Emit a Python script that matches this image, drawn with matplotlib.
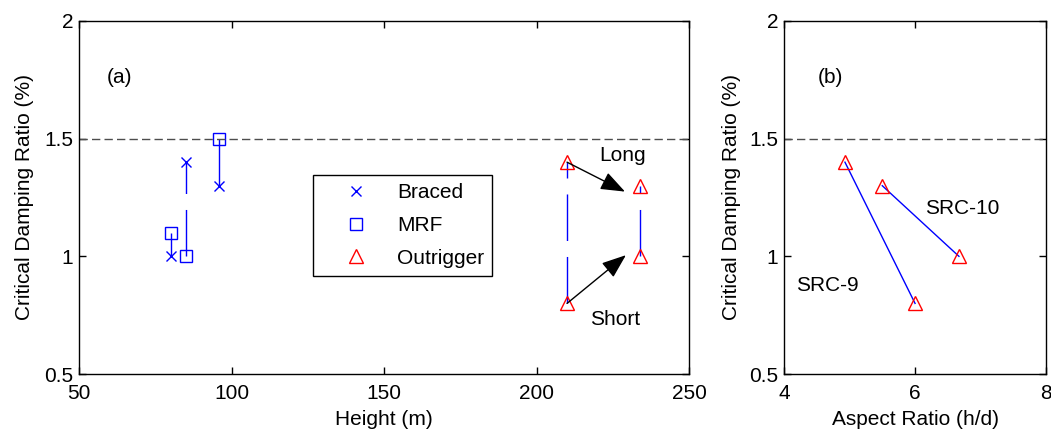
import matplotlib.pyplot as plt
from matplotlib.lines import Line2D

plt.rcParams['font.family'] = ['Liberation Sans', 'DejaVu Sans']
plt.rcParams['font.size'] = 15

# (a) damping ratio vs height
braced_h = [80, 85, 96]
braced_z = [1.0, 1.4, 1.3]
mrf_h = [80, 85, 96]
mrf_z = [1.1, 1.0, 1.5]
out_h = [210, 210, 234, 234]
out_z = [1.4, 0.8, 1.3, 1.0]

# (b) damping ratio vs aspect ratio
src9_ar = [4.93, 6.0]
src9_z = [1.4, 0.8]
src10_ar = [5.5, 6.67]
src10_z = [1.3, 1.0]

target_z = 1.5

fig = plt.figure(figsize=(10.51, 4.38), dpi=100)
ax1 = fig.add_axes([0.0752, 0.1461, 0.5804, 0.806])
ax2 = fig.add_axes([0.746, 0.1461, 0.2493, 0.806])

blue = '#0000ff'
dash_long = (33.5, 11.5)

# vertical links between the two results of each building (bottom -> top)
pairs = [(braced_h[i], braced_z[i], mrf_z[i]) for i in range(3)]
pairs += [(out_h[0], out_z[0], out_z[1]), (out_h[2], out_z[2], out_z[3])]
for h, z1, z2 in pairs:
    ax1.plot([h, h], [min(z1, z2), max(z1, z2)], color=blue, lw=1,
             dashes=dash_long)

ax1.plot(braced_h, braced_z, 'x', color=blue, ms=7, mew=1)
ax1.plot(mrf_h, mrf_z, 's', color=blue, mfc='none', ms=9, mew=1)
ax1.plot(out_h, out_z, '^', color='r', mfc='none', ms=10, mew=1)

# arrows from short/long outrigger cases
astyle = '-|>,head_length=1.0,head_width=0.38'
ax1.annotate('', xy=(229, 1.275), xytext=(out_h[0], out_z[0]),
             arrowprops=dict(arrowstyle=astyle, color='k', lw=1,
                             shrinkA=0, shrinkB=0))
ax1.annotate('', xy=(229.3, 1.005), xytext=(out_h[1], out_z[1]),
             arrowprops=dict(arrowstyle=astyle, color='k', lw=1,
                             shrinkA=0, shrinkB=0))
ax1.text(220.5, 1.43, 'Long', ha='left', va='center')
ax1.text(217.5, 0.73, 'Short', ha='left', va='center')
ax1.text(59.2, 1.76, '(a)', ha='left', va='center')

ax1.axhline(target_z, color='0.3', lw=1, dashes=(6, 3))

handles = [
    Line2D([], [], ls='none', marker='x', color=blue, ms=7, mew=1),
    Line2D([], [], ls='none', marker='s', color=blue, mfc='none', ms=9, mew=1),
    Line2D([], [], ls='none', marker='^', color='r', mfc='none', ms=10, mew=1),
]
leg = ax1.legend(handles, ['Braced', 'MRF', 'Outrigger'], loc='upper left',
                 bbox_to_anchor=(0.383, 0.564), fancybox=False, framealpha=1,
                 edgecolor='k', handlelength=3.4, handletextpad=0.24,
                 borderpad=0.4, labelspacing=0.66, borderaxespad=0,
                 fontsize=15)
leg.get_frame().set_linewidth(1)

ax1.set_xlim(50, 250)
ax1.set_ylim(0.5, 2)
ax1.set_xticks([50, 100, 150, 200, 250])
ax1.set_yticks([0.5, 1, 1.5, 2])
ax1.set_yticklabels(['0.5', '1', '1.5', '2'])
ax1.set_xlabel('Height (m)', labelpad=5)
ax1.set_ylabel('Critical Damping Ratio (%)', labelpad=7.5)

ax2.plot(src9_ar, src9_z, color=blue, lw=1)
ax2.plot(src10_ar, src10_z, color=blue, lw=1)
ax2.plot(src9_ar + src10_ar, src9_z + src10_z, '^', color='r', mfc='none',
         ms=10, mew=1)
ax2.axhline(target_z, color='0.3', lw=1, dashes=(6, 3))
ax2.text(6.15, 1.205, 'SRC-10', ha='left', va='center')
ax2.text(4.19, 0.878, 'SRC-9', ha='left', va='center')
ax2.text(4.52, 1.76, '(b)', ha='left', va='center')

ax2.set_xlim(4, 8)
ax2.set_ylim(0.5, 2)
ax2.set_xticks([4, 6, 8])
ax2.set_yticks([0.5, 1, 1.5, 2])
ax2.set_yticklabels(['0.5', '1', '1.5', '2'])
ax2.set_xlabel('Aspect Ratio (h/d)', labelpad=5)
ax2.set_ylabel('Critical Damping Ratio (%)', labelpad=6)

for ax in (ax1, ax2):
    ax.tick_params(direction='in', top=True, right=True, length=5,
                   width=1, labelsize=15)
    ax.tick_params(axis='x', pad=7.5)
    ax.tick_params(axis='y', pad=4)
    for s in ax.spines.values():
        s.set_linewidth(1)

fig.savefig('out.png', dpi=100)
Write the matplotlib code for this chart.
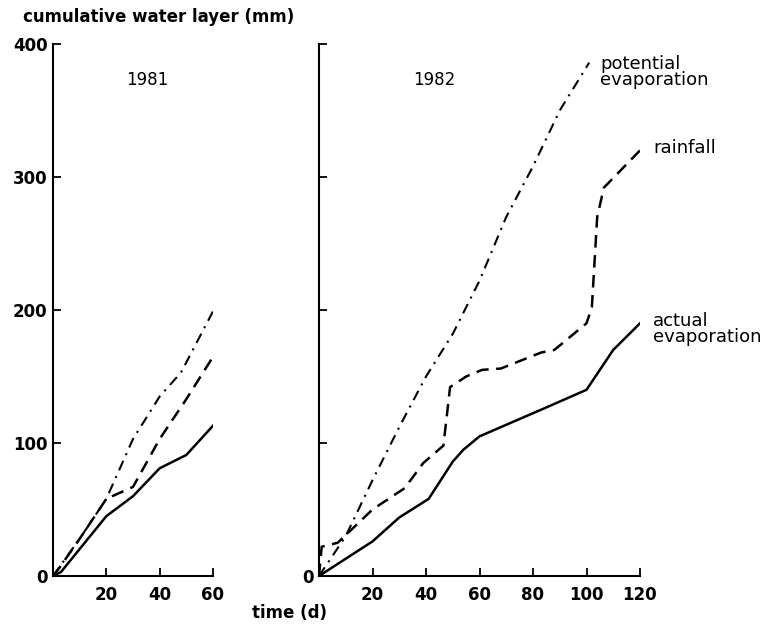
import matplotlib
matplotlib.use("Agg")
import matplotlib.pyplot as plt

# ─── data ────────────────────────────────────────────────────────────────────

# 1981
t81_act = [0, 3, 20, 30, 40, 50, 60]
act81 = [0, 3, 45, 60, 81, 91, 113]
t81_rain = [0, 2, 10, 20, 30, 40, 50, 61]
rain81 = [0, 5, 28, 58, 67, 103, 133, 168]
t81_pot = [0, 10, 20, 30, 40, 48, 60]
pot81 = [0, 28, 58, 103, 135, 153, 199]

# 1982
t82_act = [0, 10, 20, 30, 41, 50, 54, 60, 83, 100, 110, 120]
act82 = [0, 13, 26, 44, 58, 86, 95, 105, 125, 140, 170, 190]
t82_rain = [0, 1, 7, 20, 32, 39, 46.5, 49, 55, 61, 68, 83, 88, 100, 102, 104, 106.5, 120]
rain82 = [0, 22, 25, 50, 66, 85, 98, 142, 150, 155, 156, 168, 170, 190, 202, 270, 292, 320]
t82_pot = [0, 10, 20, 30, 40, 50, 60, 70, 80, 90, 101]
pot82 = [0, 30, 72, 112, 150, 182, 222, 270, 308, 350, 386]

y_ticks = [0, 100, 200, 300, 400]
x_ticks81 = [20, 40, 60]
x_ticks82 = [20, 40, 60, 80, 100, 120]

plt.rcParams["font.family"] = "DejaVu Sans"

W, H = 763, 625
fig = plt.figure(figsize=(W / 100, H / 100), dpi=100)

y0_px, y400_px = 576, 44
bottom = 1 - y0_px / H
height = (y0_px - y400_px) / H
ax1 = fig.add_axes([53 / W, bottom, 160 / W, height])
ax2 = fig.add_axes([319 / W, bottom, 321 / W, height])

solid = dict(color="black", lw=1.8, ls="-")
dashed = dict(color="black", lw=1.8, ls=(0, (5, 3)))
dashdot = dict(color="black", lw=1.5, ls=(0, (5, 3, 1, 3)))

ax1.plot(t81_act, act81, **solid)
ax1.plot(t81_rain, rain81, **dashed)
ax1.plot(t81_pot, pot81, **dashdot)

ax2.plot(t82_act, act82, **solid)
ax2.plot(t82_rain, rain82, **dashed)
ax2.plot(t82_pot, pot82, **dashdot)

for ax, xmax, xt in [(ax1, 60, x_ticks81), (ax2, 120, x_ticks82)]:
    ax.set_xlim(0, xmax)
    ax.set_ylim(0, 400)
    for s in ["top", "right"]:
        ax.spines[s].set_visible(False)
    for s in ["left", "bottom"]:
        ax.spines[s].set_linewidth(1.5)
    ax.set_xticks(xt)
    ax.set_yticks(y_ticks)
    ax.tick_params(direction="in", length=6, width=1.3, labelsize=12, pad=7)
    ax.patch.set_alpha(0)
    for lab in ax.get_xticklabels():
        lab.set_fontweight("bold")

ax1.set_yticklabels([str(v) for v in y_ticks], fontweight="bold")
ax2.set_yticklabels(["0"] + [""] * (len(y_ticks) - 1), fontweight="bold")
ax1.tick_params(axis="y", pad=4)
ax2.tick_params(axis="y", pad=4)

ax1.text(35.5, 373, "1981", fontsize=12, ha="center", va="center")
ax2.text(43, 373, "1982", fontsize=12, ha="center", va="center")

fig.text(23 / W, 1 - 17 / H, "cumulative water layer (mm)", fontsize=12,
         ha="left", va="center", fontweight="bold")
fig.text(290 / W, 1 - 613 / H, "time (d)", fontsize=12, ha="center",
         va="center", fontweight="bold")

fig.text(600 / W, 1 - 72 / H, "potential\nevaporation", fontsize=13,
         ha="left", va="center", linespacing=0.9)
fig.text(653 / W, 1 - 148 / H, "rainfall", fontsize=13, ha="left", va="center")
fig.text(653 / W, 1 - 329 / H, "actual\nevaporation", fontsize=13,
         ha="left", va="center", linespacing=0.9)

fig.savefig("out.png", dpi=100)
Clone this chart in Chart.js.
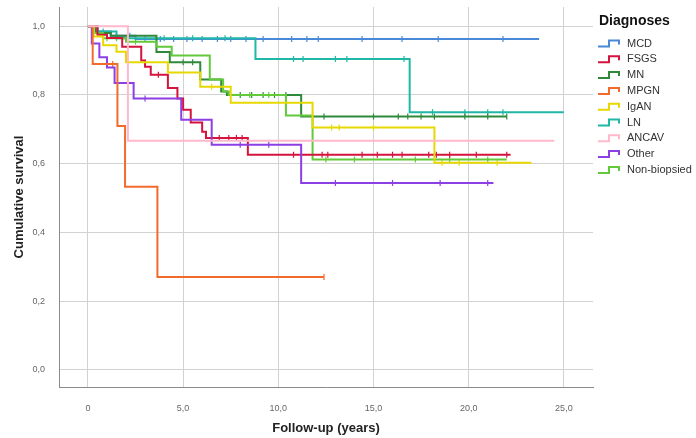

========================

# Exercise
Pictures do not belong in the copy. Reproduce exactly the lines from the one with "Write the matplotlib code for this chart." to the one with "pot81 = [0, 28, 58, 103, 135, 153, 199]", both lines included.

# Exercise solution
Write the matplotlib code for this chart.
import matplotlib
matplotlib.use("Agg")
import matplotlib.pyplot as plt

# ─── data ────────────────────────────────────────────────────────────────────

# 1981
t81_act = [0, 3, 20, 30, 40, 50, 60]
act81 = [0, 3, 45, 60, 81, 91, 113]
t81_rain = [0, 2, 10, 20, 30, 40, 50, 61]
rain81 = [0, 5, 28, 58, 67, 103, 133, 168]
t81_pot = [0, 10, 20, 30, 40, 48, 60]
pot81 = [0, 28, 58, 103, 135, 153, 199]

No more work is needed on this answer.